Chinese New Year (January/February) creates the longest disruption — factories shut down for 2-4 weeks, and it takes an additional 2-3 weeks for full production capacity to resume as workers return gradually. National Day Golden Week (October 1-7), Labor Day (May 1-5), and Mid-Autumn Festival also cause shorter disruptions. Plan your order schedule around these holidays.

Strategies for Keeping Production on Track

Set Clear Milestones

Break the production timeline into specific milestones with agreed dates. Key milestones include deposit received, raw materials procured and confirmed, production started, 30% production complete (DPI point), 80% production complete (PSI scheduling), inspection passed, and container loaded. Request updates at each milestone, not just at the end.

Communicate Consequences

Include delivery deadlines and late delivery penalties in your purchase agreement. Common penalty structures include a percentage reduction in the final payment for each week of delay. While enforcing penalties can strain relationships, having them in writing creates accountability.

Build Relationships with Factory Management

Orders from valued, relationship-oriented buyers receive higher priority than orders from transactional, price-focused buyers. Invest in the relationship with your factory — visit in person, communicate regularly beyond just orders, and show that you are a long-term partner.

Use Your Sourcing Agent for Monitoring

A local sourcing agent can visit the factory weekly during production, verify progress claims firsthand, identify potential delays before they become critical, and apply pressure in person when timelines slip. Remote monitoring through photos and reports is helpful but cannot replace boots-on-the-ground oversight.

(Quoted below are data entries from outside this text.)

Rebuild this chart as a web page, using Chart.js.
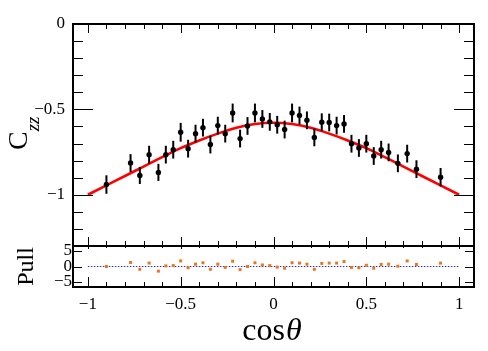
<!DOCTYPE html>
<html>
<head>
<meta charset="utf-8">
<script src="https://cdn.jsdelivr.net/npm/chart.js@4/dist/chart.umd.min.js"></script>
<style>
  html, body { margin: 0; padding: 0; background: #fff; }
  canvas { display: block; }
</style>
</head>
<body>
<canvas id="czzChart" width="488" height="351"></canvas>
<script>
// data points (bin centres in cos theta) and measured C_zz
const cosTheta = [-0.90, -0.77, -0.72, -0.67, -0.62, -0.58, -0.54, -0.50, -0.46, -0.42,
                  -0.38, -0.34, -0.30, -0.26, -0.22, -0.18, -0.14, -0.10, -0.06, -0.02,
                   0.02,  0.06,  0.10,  0.14,  0.18,  0.22,  0.26,  0.30,  0.34,  0.38,
                   0.42,  0.46,  0.50,  0.54,  0.58,  0.62,  0.67,  0.72,  0.77,  0.90];
const czz = [-0.940, -0.814, -0.887, -0.765, -0.869, -0.765, -0.736, -0.634, -0.730, -0.642,
             -0.607, -0.706, -0.595, -0.642, -0.521, -0.671, -0.597, -0.521, -0.556, -0.573,
             -0.590, -0.618, -0.521, -0.536, -0.564, -0.664, -0.575, -0.577, -0.595, -0.585,
             -0.701, -0.726, -0.701, -0.773, -0.736, -0.752, -0.816, -0.759, -0.850, -0.897];
const czzErr = [0.054, 0.052, 0.050, 0.052, 0.050, 0.052, 0.052, 0.055, 0.052, 0.052,
                0.052, 0.052, 0.052, 0.052, 0.055, 0.052, 0.052, 0.055, 0.052, 0.052,
                0.052, 0.052, 0.055, 0.052, 0.052, 0.052, 0.052, 0.052, 0.052, 0.052,
                0.052, 0.052, 0.052, 0.052, 0.052, 0.052, 0.052, 0.052, 0.052, 0.054];
// pull of each point
const pull = [0.0, 1.3, -0.9, 1.1, -1.5, 0.2, 0.3, 1.8, -0.4, 0.75,
              1.2, -0.9, 0.75, -0.3, 1.7, -1.0, 0.0, 1.2, 0.5, 0.3,
              -0.2, -0.55, 1.2, 1.1, 0.75, -0.9, 1.0, 1.1, 1.1, 1.6,
              -0.3, -0.4, 0.4, -0.55, 0.65, 0.75, 0.1, 1.8, 0.65, 1.1];
// fit curve
const fitX = [-1.0, -0.9, -0.8, -0.7, -0.6, -0.5, -0.4, -0.3, -0.2, -0.1, 0.0,
               0.1,  0.2,  0.3,  0.4,  0.5,  0.6,  0.7,  0.8,  0.9, 1.0];
const fitY = [-1.000, -0.945, -0.890, -0.835, -0.780, -0.727, -0.682, -0.642, -0.608, -0.586, -0.578,
              -0.586, -0.608, -0.642, -0.682, -0.727, -0.780, -0.835, -0.890, -0.945, -1.000];
// axis ticks
const xTicks = [-1, -0.5, 0, 0.5, 1];
const yTicks = [-1, -0.5, 0];
const pullTicks = [-5, 0, 5];

const serif = "'Liberation Serif', 'DejaVu Serif', serif";

function fmt(v) {
    return v < 0 ? '\u2212' + (-v) : String(v);
}

// frame, inward tick marks, error bars and axis titles, ROOT style
const rootFrame = {
    id: 'rootFrame',
    afterDatasetsDraw(chart) {
        const { ctx, scales: { x, y } } = chart;
        ctx.save();
        ctx.strokeStyle = '#000';
        ctx.lineWidth = 2;
        chart.data.datasets[0].data.forEach((p, i) => {
            const px = x.getPixelForValue(p.x);
            ctx.beginPath();
            ctx.moveTo(px, y.getPixelForValue(p.y - czzErr[i]));
            ctx.lineTo(px, y.getPixelForValue(p.y + czzErr[i]));
            ctx.stroke();
        });
        ctx.restore();
    },
    afterDraw(chart) {
        const { ctx, scales: { x, y, yPull } } = chart;
        const L = x.left, R = x.right;
        ctx.save();
        ctx.strokeStyle = '#000';

        // tick marks
        ctx.lineWidth = 1;
        ctx.beginPath();
        for (let k = -13; k <= 0; k++) {
            const v = k / 10;
            const py = Math.round(y.getPixelForValue(v)) + 0.5;
            const len = (k % 5 === 0) ? 20 : 10;
            ctx.moveTo(L, py); ctx.lineTo(L + len, py);
            ctx.moveTo(R, py); ctx.lineTo(R - len, py);
        }
        for (let k = -10; k <= 10; k++) {
            const px = Math.round(x.getPixelForValue(k / 10)) + 0.5;
            const major = k % 5 === 0;
            ctx.moveTo(px, y.top); ctx.lineTo(px, y.top + (major ? 9 : 5));
            ctx.moveTo(px, y.bottom); ctx.lineTo(px, y.bottom - (major ? 9 : 5));
            ctx.moveTo(px, yPull.top); ctx.lineTo(px, yPull.top + (major ? 3 : 2));
            ctx.moveTo(px, yPull.bottom); ctx.lineTo(px, yPull.bottom - (major ? 10 : 5));
        }
        pullTicks.forEach(v => {
            const py = Math.round(yPull.getPixelForValue(v)) + 0.5;
            ctx.moveTo(L, py); ctx.lineTo(L + 9, py);
            ctx.moveTo(R, py); ctx.lineTo(R - 9, py);
        });
        ctx.stroke();

        // frames
        ctx.lineWidth = 2;
        ctx.strokeRect(L, y.top, R - L, y.bottom - y.top);
        ctx.strokeRect(L, yPull.top, R - L, yPull.bottom - yPull.top);

        // x title: cos + italic theta
        ctx.fillStyle = '#000';
        ctx.textBaseline = 'alphabetic';
        ctx.textAlign = 'left';
        ctx.font = '32px ' + serif;
        const wCos = ctx.measureText('cos').width;
        ctx.font = 'italic 32px ' + serif;
        const wTh = ctx.measureText('\u03b8').width;
        const x0 = x.getPixelForValue(0) - 2 - (wCos + wTh) / 2;
        ctx.font = '32px ' + serif;
        ctx.fillText('cos', x0, 340);
        ctx.font = 'italic 32px ' + serif;
        ctx.fillText('\u03b8', x0 + wCos + 1, 340);

        // y title of the pull panel
        ctx.save();
        ctx.translate(33, (yPull.top + yPull.bottom) / 2);
        ctx.rotate(-Math.PI / 2);
        ctx.textAlign = 'center';
        ctx.font = '24px ' + serif;
        ctx.fillText('Pull', 0, 0);
        ctx.restore();

        // y title of the main panel: C_zz
        ctx.save();
        ctx.translate(27, 150);
        ctx.rotate(-Math.PI / 2);
        ctx.textAlign = 'left';
        ctx.font = '28px ' + serif;
        const wC = ctx.measureText('C').width;
        ctx.fillText('C', 0, 0);
        ctx.font = 'italic 19px ' + serif;
        ctx.fillText('zz', wC, 12);
        ctx.restore();

        ctx.restore();
    }
};

const tickFont = { family: serif, size: 17 };

new Chart(document.getElementById('czzChart'), {
    type: 'scatter',
    data: {
        datasets: [
            {
                label: 'Data',
                data: cosTheta.map((v, i) => ({ x: v, y: czz[i] })),
                yAxisID: 'y',
                pointRadius: 2.7,
                pointBackgroundColor: '#000',
                pointBorderWidth: 0,
                order: 0
            },
            {
                label: 'Fit',
                type: 'line',
                data: fitX.map((v, i) => ({ x: v, y: fitY[i] })),
                yAxisID: 'y',
                borderColor: '#ff0000',
                borderWidth: 2.6,
                pointRadius: 0,
                cubicInterpolationMode: 'monotone',
                order: 2
            },
            {
                label: 'Pull',
                data: cosTheta.map((v, i) => ({ x: v, y: pull[i] })),
                yAxisID: 'yPull',
                pointStyle: 'rect',
                pointRadius: 2.1,
                pointBackgroundColor: '#e8761c',
                pointBorderWidth: 0,
                order: 0
            },
            {
                label: 'Zero',
                type: 'line',
                data: [{ x: -1, y: 0 }, { x: 1, y: 0 }],
                yAxisID: 'yPull',
                borderColor: '#2f2fc8',
                borderWidth: 1,
                borderDash: [1.5, 1.5],
                pointRadius: 0,
                order: 3
            }
        ]
    },
    options: {
        responsive: false,
        animation: false,
        devicePixelRatio: 1,
        layout: { padding: { left: 0, right: 14, top: 24, bottom: 0 } },
        plugins: { legend: { display: false }, tooltip: { enabled: false } },
        scales: {
            x: {
                type: 'linear',
                position: 'bottom',
                min: -1.08,
                max: 1.08,
                grid: { display: false, drawTicks: false },
                border: { display: false },
                afterBuildTicks: s => { s.ticks = xTicks.map(v => ({ value: v })); },
                afterFit: s => { s.height = 64; },
                ticks: { font: tickFont, color: '#000', padding: 7, maxRotation: 0,
                         autoSkip: false, callback: v => fmt(v) }
            },
            // listed first so that it is stacked below the main panel
            yPull: {
                type: 'linear',
                position: 'left',
                stack: 'panels',
                stackWeight: 41,
                min: -6.6,
                max: 6.6,
                grid: { display: false, drawTicks: false },
                border: { display: false },
                afterBuildTicks: s => { s.ticks = pullTicks.map(v => ({ value: v })); },
                afterFit: s => { s.width = 73; },
                ticks: { font: tickFont, color: '#000', padding: 1, autoSkip: false,
                         callback: v => fmt(v) }
            },
            y: {
                type: 'linear',
                position: 'left',
                stack: 'panels',
                stackWeight: 222,
                min: -1.3,
                max: 0,
                grid: { display: false, drawTicks: false },
                border: { display: false },
                afterBuildTicks: s => { s.ticks = yTicks.map(v => ({ value: v })); },
                afterFit: s => { s.width = 73; },
                ticks: { font: tickFont, color: '#000', padding: 8, autoSkip: false,
                         callback: v => fmt(v) }
            }
        }
    },
    plugins: [rootFrame]
});
</script>
</body>
</html>
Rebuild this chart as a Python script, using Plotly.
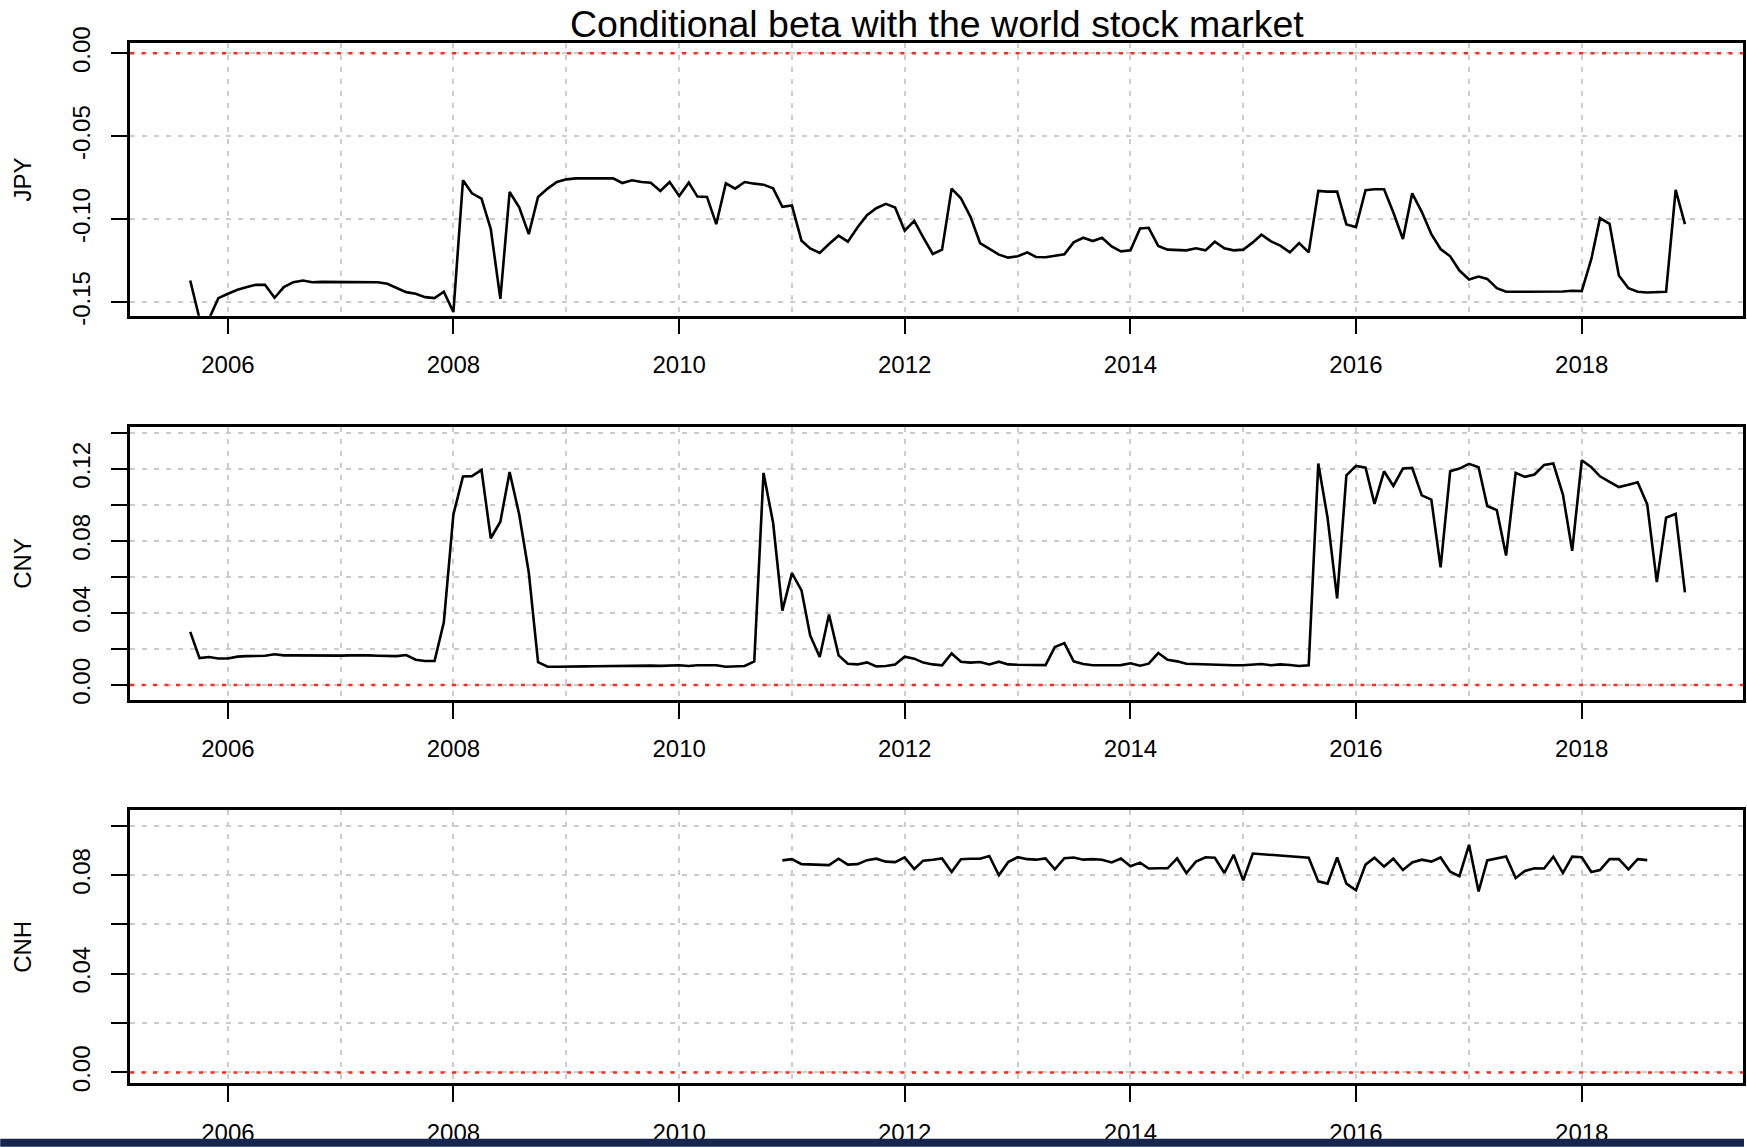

Handling Delays When They Happen

Despite best efforts, some delays are unavoidable. When a delay occurs, get the revised timeline in writing immediately. Assess the impact on your downstream plans and determine whether a partial shipment can meet your urgent needs while the remainder is completed. Evaluate whether air freight for part of the order is justified by the cost of the delay. Document the delay and its cause for future planning and supplier evaluation.